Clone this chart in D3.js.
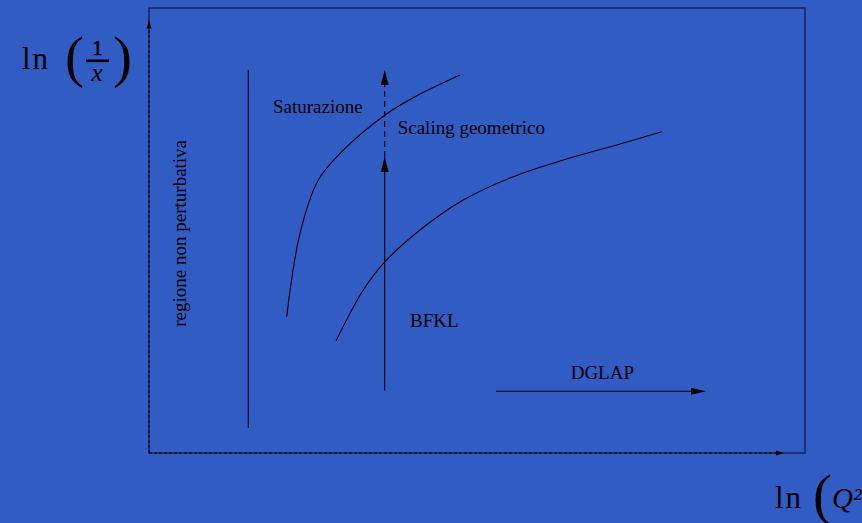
<!DOCTYPE html>
<html>
<head>
<meta charset="utf-8">
<script src="https://cdn.jsdelivr.net/npm/d3@7/dist/d3.min.js"></script>
<style>
  html, body { margin: 0; padding: 0; background: #315cc4; overflow: hidden; }
  svg { display: block; }
  text { font-family: "Liberation Serif", "Times New Roman", serif; fill: #000; }
</style>
</head>
<body>
<svg id="chart" width="862" height="523"></svg>
<script>
// Phase diagram of QCD evolution in the (ln Q², ln 1/x) plane, axis units 0..10

// Saturation boundary Q_s(x)
const saturationLine = [
  [2.099, 3.063], [2.302, 4.937], [2.581, 6.135], [2.938, 6.771],
  [3.598, 7.596], [4.055, 8.007], [4.741, 8.494]
];

// Upper edge of the geometric scaling window
const scalingLine = [
  [2.851, 2.524], [3.267, 3.663], [3.598, 4.299], [4.131, 5.011],
  [4.791, 5.685], [5.553, 6.209], [6.316, 6.584], [7.078, 6.899],
  [7.816, 7.220]
];

// Non-perturbative boundary (vertical line at fixed ln Q²)
const nonPertLine = [[1.514, 0.562], [1.514, 8.607]];

// BFKL evolution arrow: solid part, then dashed continuation
const bfklSolid = [[3.593, 1.40], [3.593, 6.652]];
const bfklDashed = [[3.593, 6.652], [3.593, 8.607]];

// DGLAP evolution arrow
const dglapArrow = [[5.29, 1.387], [8.491, 1.387]];

// Region labels
const regionLabels = ["Saturazione", "Scaling geometrico", "BFKL", "DGLAP"];
const regionAnchors = [[1.89, 7.634], [3.791, 7.169], [3.979, 2.838], [6.428, 1.656]];
const verticalLabel = "regione non perturbativa";
const verticalAnchor = [0.564, 2.838];

// Axis extents
const xDomain = [0, 10];
const yDomain = [0, 10];
const xAxisEnd = 9.68;
const yAxisEnd = 9.719;

const svg = d3.select("#chart");
const frame = { left: 149, right: 805, top: 8, bottom: 453 };

const x = d3.scaleLinear().domain(xDomain).range([frame.left, frame.right]);
const y = d3.scaleLinear().domain(yDomain).range([frame.bottom, frame.top]);

const line = d3.line().x(d => x(d[0])).y(d => y(d[1]));
const smooth = d3.line().x(d => x(d[0])).y(d => y(d[1])).curve(d3.curveCatmullRom.alpha(0.5));

// Arrowhead triangle pointing from p0 toward p1 (pixel coords)
function arrowHead(g, p0, p1, len, half) {
  const dx = p1[0] - p0[0], dy = p1[1] - p0[1];
  const L = Math.hypot(dx, dy);
  const ux = dx / L, uy = dy / L;
  const bx = p1[0] - ux * len, by = p1[1] - uy * len;
  const pts = [
    [p1[0], p1[1]],
    [bx - uy * half, by + ux * half],
    [bx + uy * half, by - ux * half]
  ];
  g.append("path")
    .attr("d", "M" + pts.map(p => p.join(",")).join("L") + "Z")
    .attr("fill", "#000");
}

const px = d => [x(d[0]), y(d[1])];

// Frame
svg.append("rect")
  .attr("x", frame.left).attr("y", frame.top)
  .attr("width", frame.right - frame.left)
  .attr("height", frame.bottom - frame.top)
  .attr("fill", "none")
  .attr("stroke", "#14224f")
  .attr("stroke-width", 1.4);

// Axes: dashed with small arrowheads
const axes = svg.append("g");
axes.append("path")
  .attr("d", line([[xDomain[0], yDomain[0]], [xDomain[0], yAxisEnd]]))
  .attr("stroke", "#000").attr("stroke-width", 1)
  .attr("stroke-dasharray", "3,2").attr("fill", "none");
arrowHead(axes, px([0, 0]), px([0, yAxisEnd]), 8, 2.5);
axes.append("path")
  .attr("d", line([[xDomain[0], yDomain[0]], [xAxisEnd, yDomain[0]]]))
  .attr("stroke", "#000").attr("stroke-width", 1)
  .attr("stroke-dasharray", "3,2").attr("fill", "none");
arrowHead(axes, px([0, 0]), px([xAxisEnd, 0]), 8, 2.5);

// Curves and lines
const marks = svg.append("g").attr("fill", "none").attr("stroke", "#000").attr("stroke-width", 1.1);
marks.append("path").attr("d", line(nonPertLine));
marks.append("path").attr("d", smooth(saturationLine));
marks.append("path").attr("d", smooth(scalingLine));
marks.append("path").attr("d", line(bfklSolid));
marks.append("path").attr("d", line([bfklDashed[0], [bfklDashed[1][0], y.invert(y(bfklDashed[1][1]) + 12)]]))
  .attr("stroke-dasharray", "6,4");
marks.append("path").attr("d", line([dglapArrow[0], [x.invert(x(dglapArrow[1][0]) - 10), dglapArrow[1][1]]]));

const heads = svg.append("g");
arrowHead(heads, px(bfklSolid[0]), px(bfklSolid[1]), 15, 4);
arrowHead(heads, px(bfklDashed[0]), px(bfklDashed[1]), 15, 4);
arrowHead(heads, px(dglapArrow[0]), px(dglapArrow[1]), 15, 3.5);

// Region labels
svg.append("g").selectAll("text")
  .data(regionLabels)
  .join("text")
  .attr("x", (d, i) => x(regionAnchors[i][0]))
  .attr("y", (d, i) => y(regionAnchors[i][1]))
  .attr("font-size", 19)
  .text(d => d);

svg.append("text")
  .attr("transform", `translate(${x(verticalAnchor[0])},${y(verticalAnchor[1])}) rotate(-90)`)
  .attr("font-size", 19)
  .text(verticalLabel);

// Axis titles: ln(1/x) and ln(Q²/...)
const yTitle = svg.append("g");
yTitle.append("text").attr("x", 22).attr("y", 69).attr("font-size", 31).attr("letter-spacing", 2).text("ln");
yTitle.append("text").attr("x", 65).attr("y", 76).attr("font-size", 57).text("(");
yTitle.append("text").attr("x", 97.5).attr("y", 55).attr("font-size", 21)
  .attr("text-anchor", "middle").attr("stroke", "#000").attr("stroke-width", 0.6).text("1");
yTitle.append("rect").attr("x", 86).attr("y", 59.5).attr("width", 23).attr("height", 2.6).attr("fill", "#000");
yTitle.append("text").attr("x", 97).attr("y", 81).attr("font-size", 26).attr("font-style", "italic")
  .attr("text-anchor", "middle").text("x");
yTitle.append("text").attr("x", 113).attr("y", 76).attr("font-size", 57).text(")");

const xTitle = svg.append("g");
xTitle.append("text").attr("x", 775).attr("y", 508).attr("font-size", 31).attr("letter-spacing", 2).text("ln");
xTitle.append("text").attr("x", 813).attr("y", 514).attr("font-size", 57).text("(");
xTitle.append("text").attr("x", 832).attr("y", 508).attr("font-size", 29).attr("font-style", "italic").text("Q²");
</script>
</body>
</html>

• • • •

**What you need to do**
In your copy, leave out the pictures and reproduce the material above exactly.

**Response to the task**
Clone this chart in D3.js.
<!DOCTYPE html>
<html>
<head>
<meta charset="utf-8">
<script src="https://cdn.jsdelivr.net/npm/d3@7/dist/d3.min.js"></script>
<style>
  html, body { margin: 0; padding: 0; background: #315cc4; overflow: hidden; }
  svg { display: block; }
  text { font-family: "Liberation Serif", "Times New Roman", serif; fill: #000; }
</style>
</head>
<body>
<svg id="chart" width="862" height="523"></svg>
<script>
// Phase diagram of QCD evolution in the (ln Q², ln 1/x) plane, axis units 0..10

// Saturation boundary Q_s(x)
const saturationLine = [
  [2.099, 3.063], [2.302, 4.937], [2.581, 6.135], [2.938, 6.771],
  [3.598, 7.596], [4.055, 8.007], [4.741, 8.494]
];

// Upper edge of the geometric scaling window
const scalingLine = [
  [2.851, 2.524], [3.267, 3.663], [3.598, 4.299], [4.131, 5.011],
  [4.791, 5.685], [5.553, 6.209], [6.316, 6.584], [7.078, 6.899],
  [7.816, 7.220]
];

// Non-perturbative boundary (vertical line at fixed ln Q²)
const nonPertLine = [[1.514, 0.562], [1.514, 8.607]];

// BFKL evolution arrow: solid part, then dashed continuation
const bfklSolid = [[3.593, 1.40], [3.593, 6.652]];
const bfklDashed = [[3.593, 6.652], [3.593, 8.607]];

// DGLAP evolution arrow
const dglapArrow = [[5.29, 1.387], [8.491, 1.387]];

// Region labels
const regionLabels = ["Saturazione", "Scaling geometrico", "BFKL", "DGLAP"];
const regionAnchors = [[1.89, 7.634], [3.791, 7.169], [3.979, 2.838], [6.428, 1.656]];
const verticalLabel = "regione non perturbativa";
const verticalAnchor = [0.564, 2.838];

// Axis extents
const xDomain = [0, 10];
const yDomain = [0, 10];
const xAxisEnd = 9.68;
const yAxisEnd = 9.719;

const svg = d3.select("#chart");
const frame = { left: 149, right: 805, top: 8, bottom: 453 };

const x = d3.scaleLinear().domain(xDomain).range([frame.left, frame.right]);
const y = d3.scaleLinear().domain(yDomain).range([frame.bottom, frame.top]);

const line = d3.line().x(d => x(d[0])).y(d => y(d[1]));
const smooth = d3.line().x(d => x(d[0])).y(d => y(d[1])).curve(d3.curveCatmullRom.alpha(0.5));

// Arrowhead triangle pointing from p0 toward p1 (pixel coords)
function arrowHead(g, p0, p1, len, half) {
  const dx = p1[0] - p0[0], dy = p1[1] - p0[1];
  const L = Math.hypot(dx, dy);
  const ux = dx / L, uy = dy / L;
  const bx = p1[0] - ux * len, by = p1[1] - uy * len;
  const pts = [
    [p1[0], p1[1]],
    [bx - uy * half, by + ux * half],
    [bx + uy * half, by - ux * half]
  ];
  g.append("path")
    .attr("d", "M" + pts.map(p => p.join(",")).join("L") + "Z")
    .attr("fill", "#000");
}

const px = d => [x(d[0]), y(d[1])];

// Frame
svg.append("rect")
  .attr("x", frame.left).attr("y", frame.top)
  .attr("width", frame.right - frame.left)
  .attr("height", frame.bottom - frame.top)
  .attr("fill", "none")
  .attr("stroke", "#14224f")
  .attr("stroke-width", 1.4);

// Axes: dashed with small arrowheads
const axes = svg.append("g");
axes.append("path")
  .attr("d", line([[xDomain[0], yDomain[0]], [xDomain[0], yAxisEnd]]))
  .attr("stroke", "#000").attr("stroke-width", 1)
  .attr("stroke-dasharray", "3,2").attr("fill", "none");
arrowHead(axes, px([0, 0]), px([0, yAxisEnd]), 8, 2.5);
axes.append("path")
  .attr("d", line([[xDomain[0], yDomain[0]], [xAxisEnd, yDomain[0]]]))
  .attr("stroke", "#000").attr("stroke-width", 1)
  .attr("stroke-dasharray", "3,2").attr("fill", "none");
arrowHead(axes, px([0, 0]), px([xAxisEnd, 0]), 8, 2.5);

// Curves and lines
const marks = svg.append("g").attr("fill", "none").attr("stroke", "#000").attr("stroke-width", 1.1);
marks.append("path").attr("d", line(nonPertLine));
marks.append("path").attr("d", smooth(saturationLine));
marks.append("path").attr("d", smooth(scalingLine));
marks.append("path").attr("d", line(bfklSolid));
marks.append("path").attr("d", line([bfklDashed[0], [bfklDashed[1][0], y.invert(y(bfklDashed[1][1]) + 12)]]))
  .attr("stroke-dasharray", "6,4");
marks.append("path").attr("d", line([dglapArrow[0], [x.invert(x(dglapArrow[1][0]) - 10), dglapArrow[1][1]]]));

const heads = svg.append("g");
arrowHead(heads, px(bfklSolid[0]), px(bfklSolid[1]), 15, 4);
arrowHead(heads, px(bfklDashed[0]), px(bfklDashed[1]), 15, 4);
arrowHead(heads, px(dglapArrow[0]), px(dglapArrow[1]), 15, 3.5);

// Region labels
svg.append("g").selectAll("text")
  .data(regionLabels)
  .join("text")
  .attr("x", (d, i) => x(regionAnchors[i][0]))
  .attr("y", (d, i) => y(regionAnchors[i][1]))
  .attr("font-size", 19)
  .text(d => d);

svg.append("text")
  .attr("transform", `translate(${x(verticalAnchor[0])},${y(verticalAnchor[1])}) rotate(-90)`)
  .attr("font-size", 19)
  .text(verticalLabel);

// Axis titles: ln(1/x) and ln(Q²/...)
const yTitle = svg.append("g");
yTitle.append("text").attr("x", 22).attr("y", 69).attr("font-size", 31).attr("letter-spacing", 2).text("ln");
yTitle.append("text").attr("x", 65).attr("y", 76).attr("font-size", 57).text("(");
yTitle.append("text").attr("x", 97.5).attr("y", 55).attr("font-size", 21)
  .attr("text-anchor", "middle").attr("stroke", "#000").attr("stroke-width", 0.6).text("1");
yTitle.append("rect").attr("x", 86).attr("y", 59.5).attr("width", 23).attr("height", 2.6).attr("fill", "#000");
yTitle.append("text").attr("x", 97).attr("y", 81).attr("font-size", 26).attr("font-style", "italic")
  .attr("text-anchor", "middle").text("x");
yTitle.append("text").attr("x", 113).attr("y", 76).attr("font-size", 57).text(")");

const xTitle = svg.append("g");
xTitle.append("text").attr("x", 775).attr("y", 508).attr("font-size", 31).attr("letter-spacing", 2).text("ln");
xTitle.append("text").attr("x", 813).attr("y", 514).attr("font-size", 57).text("(");
xTitle.append("text").attr("x", 832).attr("y", 508).attr("font-size", 29).attr("font-style", "italic").text("Q²");
</script>
</body>
</html>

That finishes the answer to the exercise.